I expect most people would change their T8 credence on seeing the post and accepting its arguments (if they've not thought similar things before). The direction would depend on whether they thought the post's arguments could apply equally well to ~8 OOM as 12.
Note that I am assuming the argument ruling out 13+ OOM is as in the post (or similar).
If it could take any form, then it could be a more or less direct argument for T1.
Overall, I'd expect most people who agree with the post's argument to update along the following lines (but smoothly):
T0 to Ta: low increase in credence
Ta to Tb: higher increase in credence
Tb+: reduced credence
with something like (0 < a < 6) and (4 < b < 13).
I'm pretty sure a is going to be non-zero for many people.
Wait, shouldn't it be the ratio p[Tk & e+] : p[Tk & e-]? Maybe both ratios work fine for our purposes, but I certainly find it more natural to think in terms of &.
Unless I've confused myself badly (always possible!), I think either's fine here. The | version just takes out a factor that'll be common to all hypotheses: [p(e+) / p(e-)]. (since p(Tk & e+) ≡ p(Tk | e+) * p(e+))
Since we'll renormalise, common factors don't matter. Using the | version felt right to me at the time, but whatever allows clearer thinking is the way forward.
I'm probably being just mathematically confused myself; at any rate, I'll proceed with the p[Tk & e+] : p[Tk & e-] version since that comes more naturally to me. (I think of it like: Your credence in Tk is split between two buckets, the Tk&e+ and Tk&e- bucket, and then when you update you rule out the e- bucket. So what matters is the ratio between the buckets; if it's relatively high (compared to the ratio for other Tx's) your credence in Tk goes up, if it's relatively low it goes down.
Anyhow, I totally agree that this ratio matters and that it varies with k.

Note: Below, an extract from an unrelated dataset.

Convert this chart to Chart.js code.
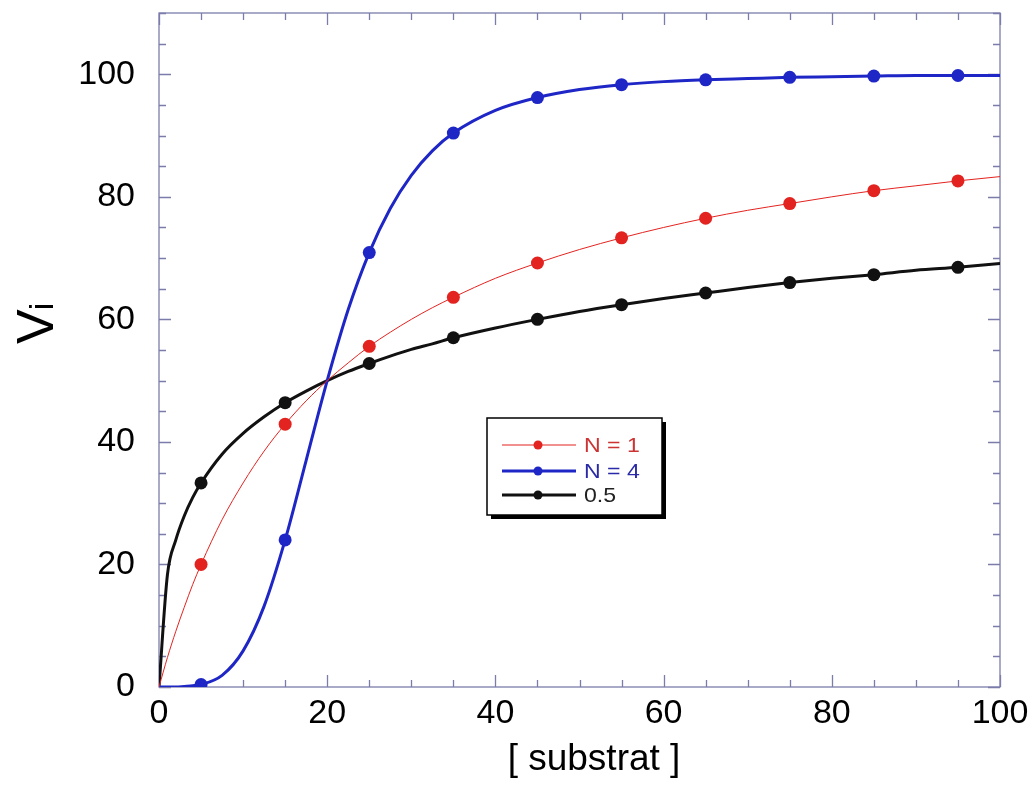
<!DOCTYPE html>
<html>
<head>
<meta charset="utf-8">
<script src="https://cdn.jsdelivr.net/npm/chart.js@4/dist/chart.umd.min.js"></script>
<style>
  body { margin: 0; background: #fff; }
  #wrap { width: 1034px; height: 785px; }
</style>
</head>
<body>
<div id="wrap"><canvas id="hill"></canvas></div>
<script>
// curve samples
const xCurve = [0, 1, 2, 3, 4, 5, 7.5, 10, 12.5, 15, 17.5, 20, 22.5, 25, 27.5, 30, 32.5, 35, 40, 45, 50, 55, 60, 65, 70, 75, 80, 85, 90, 95, 100];
const n1Curve = [0, 4.8, 9.1, 13.0, 16.7, 20.0, 27.3, 33.3, 38.5, 42.9, 46.7, 50.0, 52.9, 55.6, 57.9, 60.0, 61.9, 63.6, 66.7, 69.2, 71.4, 73.3, 75.0, 76.5, 77.8, 78.9, 80.0, 81.0, 81.8, 82.6, 83.3];
const n4Curve = [0, 0, 0, 0.1, 0.2, 0.4, 1.9, 5.9, 13.2, 24.0, 37.0, 50.0, 61.6, 70.9, 78.1, 83.5, 87.5, 90.4, 94.1, 96.2, 97.5, 98.3, 98.8, 99.1, 99.3, 99.5, 99.6, 99.7, 99.8, 99.8, 99.8];
const n05Curve = [0, 18.3, 24.0, 27.9, 30.9, 33.3, 38.0, 41.4, 44.1, 46.4, 48.3, 50.0, 51.5, 52.8, 54.0, 55.1, 56.0, 57.0, 58.6, 60.0, 61.3, 62.4, 63.4, 64.3, 65.2, 66.0, 66.7, 67.3, 68.0, 68.5, 69.1];

// marker points
const xMarks = [5, 15, 25, 35, 45, 55, 65, 75, 85, 95];
const n1Marks = [20.0, 42.9, 55.6, 63.6, 69.2, 73.3, 76.5, 78.9, 81.0, 82.6];
const n4Marks = [0.4, 24.0, 70.9, 90.4, 96.2, 98.3, 99.1, 99.5, 99.7, 99.8];
const n05Marks = [33.3, 46.4, 52.8, 57.0, 60.0, 62.4, 64.3, 66.0, 67.3, 68.5];

const xTickLabels = [0, 20, 40, 60, 80, 100];
const yTickLabels = [0, 20, 40, 60, 80, 100];
const seriesNames = ['N = 1', 'N = 4', '0.5'];

const RED = '#e3231f', BLUE = '#1f26c6', BLACK = '#111111';
const FONT = "'Liberation Sans', Arial, sans-serif";
const FRAME = '#7c7cab';

function pts(xs, ys) {
    return xs.map((x, i) => ({ x: x, y: ys[i] }));
}

// frame with inward ticks on all four sides
const framePlugin = {
    id: 'frame',
    beforeDatasetsDraw(chart) {
        const { ctx, chartArea: a, scales: { x, y } } = chart;
        ctx.save();
        ctx.strokeStyle = FRAME;
        ctx.lineWidth = 1.3;
        ctx.strokeRect(a.left, a.top, a.right - a.left, a.bottom - a.top);
        ctx.beginPath();
        for (let v = 0; v <= x.max; v += 5) {
            const px = Math.round(x.getPixelForValue(v)) + 0.5;
            const len = v % 20 === 0 ? 12 : 7;
            ctx.moveTo(px, a.bottom); ctx.lineTo(px, a.bottom - len);
            ctx.moveTo(px, a.top); ctx.lineTo(px, a.top + len);
        }
        for (let v = 0; v <= y.max; v += 5) {
            const py = Math.round(y.getPixelForValue(v)) + 0.5;
            const len = v % 20 === 0 ? 12 : 7;
            ctx.moveTo(a.left, py); ctx.lineTo(a.left + len, py);
            ctx.moveTo(a.right, py); ctx.lineTo(a.right - len, py);
        }
        ctx.stroke();
        ctx.restore();
    }
};

// axis titles and the boxed legend
const annotPlugin = {
    id: 'annot',
    afterDraw(chart) {
        const ctx = chart.ctx;
        ctx.save();
        ctx.fillStyle = '#000';
        ctx.font = '37px ' + FONT;
        ctx.textAlign = 'center';
        ctx.textBaseline = 'alphabetic';
        ctx.fillText('[ substrat ]', 594, 770);

        // V with subscript i, rotated
        ctx.translate(53, 344);
        ctx.rotate(-Math.PI / 2);
        ctx.textAlign = 'left';
        ctx.font = '52px ' + FONT;
        ctx.fillText('V', 0, 0);
        const w = ctx.measureText('V').width;
        ctx.font = '34px ' + FONT;
        ctx.fillText('i', w - 1, 0);
        ctx.restore();

        // legend box
        const bx = 487, by = 418, bw = 175, bh = 97;
        ctx.save();
        ctx.fillStyle = '#000';
        ctx.fillRect(bx + 4, by + 4, bw, bh);
        ctx.fillStyle = '#fff';
        ctx.fillRect(bx, by, bw, bh);
        ctx.strokeStyle = '#000';
        ctx.lineWidth = 1.5;
        ctx.strokeRect(bx, by, bw, bh);
        const rows = [445, 471, 495];
        const colors = [RED, BLUE, BLACK];
        const textColors = ['#cc3333', '#2a2aa8', '#222222'];
        const widths = [1, 3, 3];
        seriesNames.forEach((name, i) => {
            const ry = rows[i];
            ctx.strokeStyle = colors[i];
            ctx.lineWidth = widths[i];
            ctx.beginPath();
            ctx.moveTo(502, ry); ctx.lineTo(576, ry);
            ctx.stroke();
            ctx.fillStyle = colors[i];
            ctx.beginPath();
            ctx.arc(538, ry, 4.5, 0, Math.PI * 2);
            ctx.fill();
            // legend text is a little stretched sideways in the original
            ctx.save();
            ctx.translate(584, ry + 1);
            ctx.scale(1.1, 1);
            ctx.font = '21px ' + FONT;
            ctx.textBaseline = 'middle';
            ctx.textAlign = 'left';
            ctx.fillStyle = textColors[i];
            ctx.fillText(name, 0, 0);
            ctx.restore();
        });
        ctx.restore();
    }
};

const lineDs = (ys, color, width) => ({
    data: pts(xCurve, ys),
    showLine: true,
    borderColor: color,
    borderWidth: width,
    pointRadius: 0,
    cubicInterpolationMode: 'monotone',
    order: 1
});
const markDs = (ys, color) => ({
    data: pts(xMarks, ys),
    showLine: false,
    backgroundColor: color,
    borderColor: color,
    pointRadius: 6.5,
    pointBorderWidth: 0,
    order: 0
});

new Chart(document.getElementById('hill'), {
    type: 'scatter',
    data: {
        datasets: [
            lineDs(n1Curve, RED, 1),
            lineDs(n4Curve, BLUE, 3),
            lineDs(n05Curve, BLACK, 3),
            markDs(n1Marks, RED),
            markDs(n4Marks, BLUE),
            markDs(n05Marks, BLACK)
        ]
    },
    options: {
        responsive: true,
        maintainAspectRatio: false,
        animation: false,
        layout: { padding: { left: 0, top: 13, right: 34, bottom: 0 } },
        plugins: { legend: { display: false }, tooltip: { enabled: false } },
        scales: {
            x: {
                type: 'linear',
                min: 0, max: 100,
                grid: { display: false, drawTicks: false },
                border: { display: false },
                ticks: { font: { size: 34, family: FONT }, color: '#000', padding: 6, maxRotation: 0 },
                afterBuildTicks: s => { s.ticks = xTickLabels.map(v => ({ value: v })); },
                afterFit: s => { s.height = 98; s.paddingLeft = 0; s.paddingRight = 0; }
            },
            y: {
                type: 'linear',
                min: 0, max: 110,
                grid: { display: false, drawTicks: false },
                border: { display: false },
                ticks: { font: { size: 34, family: FONT }, color: '#000', padding: 24 },
                afterBuildTicks: s => { s.ticks = yTickLabels.map(v => ({ value: v })); },
                afterFit: s => { s.width = 159; s.paddingTop = 0; s.paddingBottom = 0; }
            }
        }
    },
    plugins: [framePlugin, annotPlugin]
});
</script>
</body>
</html>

In particular here's how I think it should vary for most readers of my post:
for k>12, the ratio should be low, like 0.1.
for low k, the ratio should be higher.
for middling k, say 6<k<13, the ratio should be in between.
Thus, the update should actually shift probability mass disproportionately to the lower k hypotheses.
I realize we are sort of arguing in circles now. I feel like we are making progress though. Also, separately, want to hop on a call with me sometime to sort this out? I've got some more arguments to show you...
Summary of why I think the post's estimates are too low as estimates of what's required for a system capable of seizing a decisive strategic advantage:
Each of those problems adds on a few extra OOMs that aren't accounted for in e.g. the setup for Omegastar (which can transfer learn across tens of thousands of games, each requiring thousands of action steps to win in a much less complicated environment than the real world).
You'd need something that can transfer learn across tens of thousands of 'games' each requiring billions of action steps, each one of which has way more sensory input to parse than StarCraft per time step.
When you correct Omegastar's requirements by adding on (1) a factor for number of action steps needed to win a war Vs win a game of StarCraft, (2) a factor for the real world Vs StarCraft's complexity of sensory input and. When you do this, the total requirement would look more like Ajeya's reports.
I still get the intuition that OmegaStar would not just be a fancy game player! I find it hard to think about what it would be like - maybe good at gaming quite constrained systems or manipulating people?
Therefore, I think the arguments provide a strong case (unless scaling laws break - which I also think is fairly likely for technical reasons) for 'something crazy happening by 2030' but less strong a case for 'AI takeover by 2030'
Summary of mine and Daniel's disagreements:
(1) Horizon Length: Daniel thinks we'll get a long way towards planning over a billion action steps 'for free' if we transfer learn over lots of games that take a thousand action steps each - so the first correction factor I gave is a lot smaller than it seems just by comparing the raw complexity of StarCraft Vs fighting a war
(2) No Robots: the complexity in sensory input difference doesn't matter since the system won't need to control robots [Or, as I should have also said, build robot-level models of the external world even if you're not running the actuators yourself] - so the second correction factor isn't an issue, because-
(3) Lower capability threshold: to take a DSA doesn't require as many action steps as it seems or as many capabilities as often assumed. You can just do it by taking to people and over a smaller number of action steps than it would take to conquer the world yourself.
To me, it seems like Daniel's view on horizon length reducing one of the upward corrections (1) is doing less total work than (2) and (3) in terms of shortening the timeline - hence this view looks to me like a case of plausible DSA from narrow AI with specialized abilities. Although point taken that it won't look that narrow to most people today.
(Re scaling laws - there's a whole debate I about how scaling laws are just a v crude observable for what's really going on, so we shouldn't be confident in extrapolation. This is also all conditional on the underlying assumptions of these forecasting models being correct.)
I tentatively endorse this summary. Thanks! And double thanks for the links on scaling laws.
I'm imagining doom via APS-AI that can't necessarily control robots or do much in the physical world, but can still be very persuasive to most humans and accumulate power in the normal ways (by convincing people to do what you want, the same way every politician, activist, cult leader, CEO, general, and warlord does it). If this is classified as narrow AI, then sure, that's a case of narrow AI takeover.
Man, I haven't had time to thoroughly review this, but given that it's an in-depth review of another post up for review, it seems sad not to include it.